[INFORMATION PROVIDED start]

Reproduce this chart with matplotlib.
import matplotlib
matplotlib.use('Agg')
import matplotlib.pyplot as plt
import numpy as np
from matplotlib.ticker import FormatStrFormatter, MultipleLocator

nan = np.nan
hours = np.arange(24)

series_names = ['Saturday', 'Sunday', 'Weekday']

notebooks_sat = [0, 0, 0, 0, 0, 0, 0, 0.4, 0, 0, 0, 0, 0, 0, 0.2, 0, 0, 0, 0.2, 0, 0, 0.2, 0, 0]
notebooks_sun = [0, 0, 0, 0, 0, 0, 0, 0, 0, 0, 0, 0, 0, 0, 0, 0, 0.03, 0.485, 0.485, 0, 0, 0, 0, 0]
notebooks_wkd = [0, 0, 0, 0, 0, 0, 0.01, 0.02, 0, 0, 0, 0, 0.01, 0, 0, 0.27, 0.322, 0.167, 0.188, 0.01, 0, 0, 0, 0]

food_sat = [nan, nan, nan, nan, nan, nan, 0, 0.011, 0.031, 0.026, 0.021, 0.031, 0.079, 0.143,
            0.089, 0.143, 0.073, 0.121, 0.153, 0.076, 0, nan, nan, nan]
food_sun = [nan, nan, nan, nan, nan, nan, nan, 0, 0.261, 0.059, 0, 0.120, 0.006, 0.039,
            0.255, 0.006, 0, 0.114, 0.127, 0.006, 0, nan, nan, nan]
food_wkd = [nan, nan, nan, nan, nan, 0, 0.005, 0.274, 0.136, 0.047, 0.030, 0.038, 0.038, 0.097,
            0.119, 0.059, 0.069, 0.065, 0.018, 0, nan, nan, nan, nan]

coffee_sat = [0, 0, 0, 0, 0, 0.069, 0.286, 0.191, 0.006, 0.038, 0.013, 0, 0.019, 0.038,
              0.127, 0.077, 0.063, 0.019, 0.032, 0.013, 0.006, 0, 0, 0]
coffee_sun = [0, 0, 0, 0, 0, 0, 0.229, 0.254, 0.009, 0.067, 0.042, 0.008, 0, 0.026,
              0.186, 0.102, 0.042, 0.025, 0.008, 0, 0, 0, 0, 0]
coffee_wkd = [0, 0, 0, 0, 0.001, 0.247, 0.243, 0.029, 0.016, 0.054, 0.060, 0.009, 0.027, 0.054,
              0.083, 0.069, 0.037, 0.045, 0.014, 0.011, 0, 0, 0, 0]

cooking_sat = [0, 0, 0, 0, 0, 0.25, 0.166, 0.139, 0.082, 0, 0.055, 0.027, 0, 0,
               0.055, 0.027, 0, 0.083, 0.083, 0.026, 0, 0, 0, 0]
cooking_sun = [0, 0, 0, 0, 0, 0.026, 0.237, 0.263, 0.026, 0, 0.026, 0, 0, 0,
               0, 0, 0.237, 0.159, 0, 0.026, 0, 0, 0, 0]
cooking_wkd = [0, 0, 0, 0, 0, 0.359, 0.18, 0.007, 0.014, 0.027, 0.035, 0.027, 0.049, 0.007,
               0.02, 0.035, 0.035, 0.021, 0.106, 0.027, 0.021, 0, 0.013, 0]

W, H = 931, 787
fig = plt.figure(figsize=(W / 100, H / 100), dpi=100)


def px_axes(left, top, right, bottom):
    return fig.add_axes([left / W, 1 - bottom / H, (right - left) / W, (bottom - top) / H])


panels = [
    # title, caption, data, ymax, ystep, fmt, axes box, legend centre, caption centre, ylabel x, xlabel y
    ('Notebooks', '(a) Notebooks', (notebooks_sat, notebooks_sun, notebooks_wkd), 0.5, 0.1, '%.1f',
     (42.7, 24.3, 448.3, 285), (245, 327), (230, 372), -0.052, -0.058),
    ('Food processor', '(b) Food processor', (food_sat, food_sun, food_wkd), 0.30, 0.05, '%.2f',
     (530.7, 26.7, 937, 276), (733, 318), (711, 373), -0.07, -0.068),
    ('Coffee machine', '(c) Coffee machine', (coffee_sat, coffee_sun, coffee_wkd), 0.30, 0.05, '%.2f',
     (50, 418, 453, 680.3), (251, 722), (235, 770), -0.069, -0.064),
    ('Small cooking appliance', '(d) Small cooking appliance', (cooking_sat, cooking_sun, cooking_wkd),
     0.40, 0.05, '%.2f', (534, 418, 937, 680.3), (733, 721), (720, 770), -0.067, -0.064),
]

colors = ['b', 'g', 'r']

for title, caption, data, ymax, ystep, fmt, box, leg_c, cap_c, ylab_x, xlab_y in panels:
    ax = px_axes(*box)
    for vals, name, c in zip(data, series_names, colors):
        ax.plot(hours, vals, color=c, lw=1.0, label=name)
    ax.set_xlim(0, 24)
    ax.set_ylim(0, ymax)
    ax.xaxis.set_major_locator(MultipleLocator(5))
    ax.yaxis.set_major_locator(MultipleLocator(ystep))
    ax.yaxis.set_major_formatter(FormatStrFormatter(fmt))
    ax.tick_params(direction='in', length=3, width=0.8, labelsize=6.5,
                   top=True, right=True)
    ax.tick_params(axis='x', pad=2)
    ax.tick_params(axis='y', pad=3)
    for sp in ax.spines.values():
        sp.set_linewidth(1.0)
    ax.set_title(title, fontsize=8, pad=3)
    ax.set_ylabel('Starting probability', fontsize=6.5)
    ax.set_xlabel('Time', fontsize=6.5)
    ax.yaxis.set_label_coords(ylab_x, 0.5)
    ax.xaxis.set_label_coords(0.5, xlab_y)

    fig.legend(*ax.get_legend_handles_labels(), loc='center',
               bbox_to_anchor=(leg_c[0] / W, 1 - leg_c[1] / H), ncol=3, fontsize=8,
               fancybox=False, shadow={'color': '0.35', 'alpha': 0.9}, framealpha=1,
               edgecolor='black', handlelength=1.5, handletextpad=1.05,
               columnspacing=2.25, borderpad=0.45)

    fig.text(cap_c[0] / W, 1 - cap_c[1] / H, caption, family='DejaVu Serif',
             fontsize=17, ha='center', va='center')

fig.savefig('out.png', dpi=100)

[INFORMATION PROVIDED end]

CHALLENGE: Retype all of the material above with every character intact.

SOLUTION TO THE EXERCISE:
Reproduce this chart with matplotlib.
import matplotlib
matplotlib.use('Agg')
import matplotlib.pyplot as plt
import numpy as np
from matplotlib.ticker import FormatStrFormatter, MultipleLocator

nan = np.nan
hours = np.arange(24)

series_names = ['Saturday', 'Sunday', 'Weekday']

notebooks_sat = [0, 0, 0, 0, 0, 0, 0, 0.4, 0, 0, 0, 0, 0, 0, 0.2, 0, 0, 0, 0.2, 0, 0, 0.2, 0, 0]
notebooks_sun = [0, 0, 0, 0, 0, 0, 0, 0, 0, 0, 0, 0, 0, 0, 0, 0, 0.03, 0.485, 0.485, 0, 0, 0, 0, 0]
notebooks_wkd = [0, 0, 0, 0, 0, 0, 0.01, 0.02, 0, 0, 0, 0, 0.01, 0, 0, 0.27, 0.322, 0.167, 0.188, 0.01, 0, 0, 0, 0]

food_sat = [nan, nan, nan, nan, nan, nan, 0, 0.011, 0.031, 0.026, 0.021, 0.031, 0.079, 0.143,
            0.089, 0.143, 0.073, 0.121, 0.153, 0.076, 0, nan, nan, nan]
food_sun = [nan, nan, nan, nan, nan, nan, nan, 0, 0.261, 0.059, 0, 0.120, 0.006, 0.039,
            0.255, 0.006, 0, 0.114, 0.127, 0.006, 0, nan, nan, nan]
food_wkd = [nan, nan, nan, nan, nan, 0, 0.005, 0.274, 0.136, 0.047, 0.030, 0.038, 0.038, 0.097,
            0.119, 0.059, 0.069, 0.065, 0.018, 0, nan, nan, nan, nan]

coffee_sat = [0, 0, 0, 0, 0, 0.069, 0.286, 0.191, 0.006, 0.038, 0.013, 0, 0.019, 0.038,
              0.127, 0.077, 0.063, 0.019, 0.032, 0.013, 0.006, 0, 0, 0]
coffee_sun = [0, 0, 0, 0, 0, 0, 0.229, 0.254, 0.009, 0.067, 0.042, 0.008, 0, 0.026,
              0.186, 0.102, 0.042, 0.025, 0.008, 0, 0, 0, 0, 0]
coffee_wkd = [0, 0, 0, 0, 0.001, 0.247, 0.243, 0.029, 0.016, 0.054, 0.060, 0.009, 0.027, 0.054,
              0.083, 0.069, 0.037, 0.045, 0.014, 0.011, 0, 0, 0, 0]

cooking_sat = [0, 0, 0, 0, 0, 0.25, 0.166, 0.139, 0.082, 0, 0.055, 0.027, 0, 0,
               0.055, 0.027, 0, 0.083, 0.083, 0.026, 0, 0, 0, 0]
cooking_sun = [0, 0, 0, 0, 0, 0.026, 0.237, 0.263, 0.026, 0, 0.026, 0, 0, 0,
               0, 0, 0.237, 0.159, 0, 0.026, 0, 0, 0, 0]
cooking_wkd = [0, 0, 0, 0, 0, 0.359, 0.18, 0.007, 0.014, 0.027, 0.035, 0.027, 0.049, 0.007,
               0.02, 0.035, 0.035, 0.021, 0.106, 0.027, 0.021, 0, 0.013, 0]

W, H = 931, 787
fig = plt.figure(figsize=(W / 100, H / 100), dpi=100)


def px_axes(left, top, right, bottom):
    return fig.add_axes([left / W, 1 - bottom / H, (right - left) / W, (bottom - top) / H])


panels = [
    # title, caption, data, ymax, ystep, fmt, axes box, legend centre, caption centre, ylabel x, xlabel y
    ('Notebooks', '(a) Notebooks', (notebooks_sat, notebooks_sun, notebooks_wkd), 0.5, 0.1, '%.1f',
     (42.7, 24.3, 448.3, 285), (245, 327), (230, 372), -0.052, -0.058),
    ('Food processor', '(b) Food processor', (food_sat, food_sun, food_wkd), 0.30, 0.05, '%.2f',
     (530.7, 26.7, 937, 276), (733, 318), (711, 373), -0.07, -0.068),
    ('Coffee machine', '(c) Coffee machine', (coffee_sat, coffee_sun, coffee_wkd), 0.30, 0.05, '%.2f',
     (50, 418, 453, 680.3), (251, 722), (235, 770), -0.069, -0.064),
    ('Small cooking appliance', '(d) Small cooking appliance', (cooking_sat, cooking_sun, cooking_wkd),
     0.40, 0.05, '%.2f', (534, 418, 937, 680.3), (733, 721), (720, 770), -0.067, -0.064),
]

colors = ['b', 'g', 'r']

for title, caption, data, ymax, ystep, fmt, box, leg_c, cap_c, ylab_x, xlab_y in panels:
    ax = px_axes(*box)
    for vals, name, c in zip(data, series_names, colors):
        ax.plot(hours, vals, color=c, lw=1.0, label=name)
    ax.set_xlim(0, 24)
    ax.set_ylim(0, ymax)
    ax.xaxis.set_major_locator(MultipleLocator(5))
    ax.yaxis.set_major_locator(MultipleLocator(ystep))
    ax.yaxis.set_major_formatter(FormatStrFormatter(fmt))
    ax.tick_params(direction='in', length=3, width=0.8, labelsize=6.5,
                   top=True, right=True)
    ax.tick_params(axis='x', pad=2)
    ax.tick_params(axis='y', pad=3)
    for sp in ax.spines.values():
        sp.set_linewidth(1.0)
    ax.set_title(title, fontsize=8, pad=3)
    ax.set_ylabel('Starting probability', fontsize=6.5)
    ax.set_xlabel('Time', fontsize=6.5)
    ax.yaxis.set_label_coords(ylab_x, 0.5)
    ax.xaxis.set_label_coords(0.5, xlab_y)

    fig.legend(*ax.get_legend_handles_labels(), loc='center',
               bbox_to_anchor=(leg_c[0] / W, 1 - leg_c[1] / H), ncol=3, fontsize=8,
               fancybox=False, shadow={'color': '0.35', 'alpha': 0.9}, framealpha=1,
               edgecolor='black', handlelength=1.5, handletextpad=1.05,
               columnspacing=2.25, borderpad=0.45)

    fig.text(cap_c[0] / W, 1 - cap_c[1] / H, caption, family='DejaVu Serif',
             fontsize=17, ha='center', va='center')

fig.savefig('out.png', dpi=100)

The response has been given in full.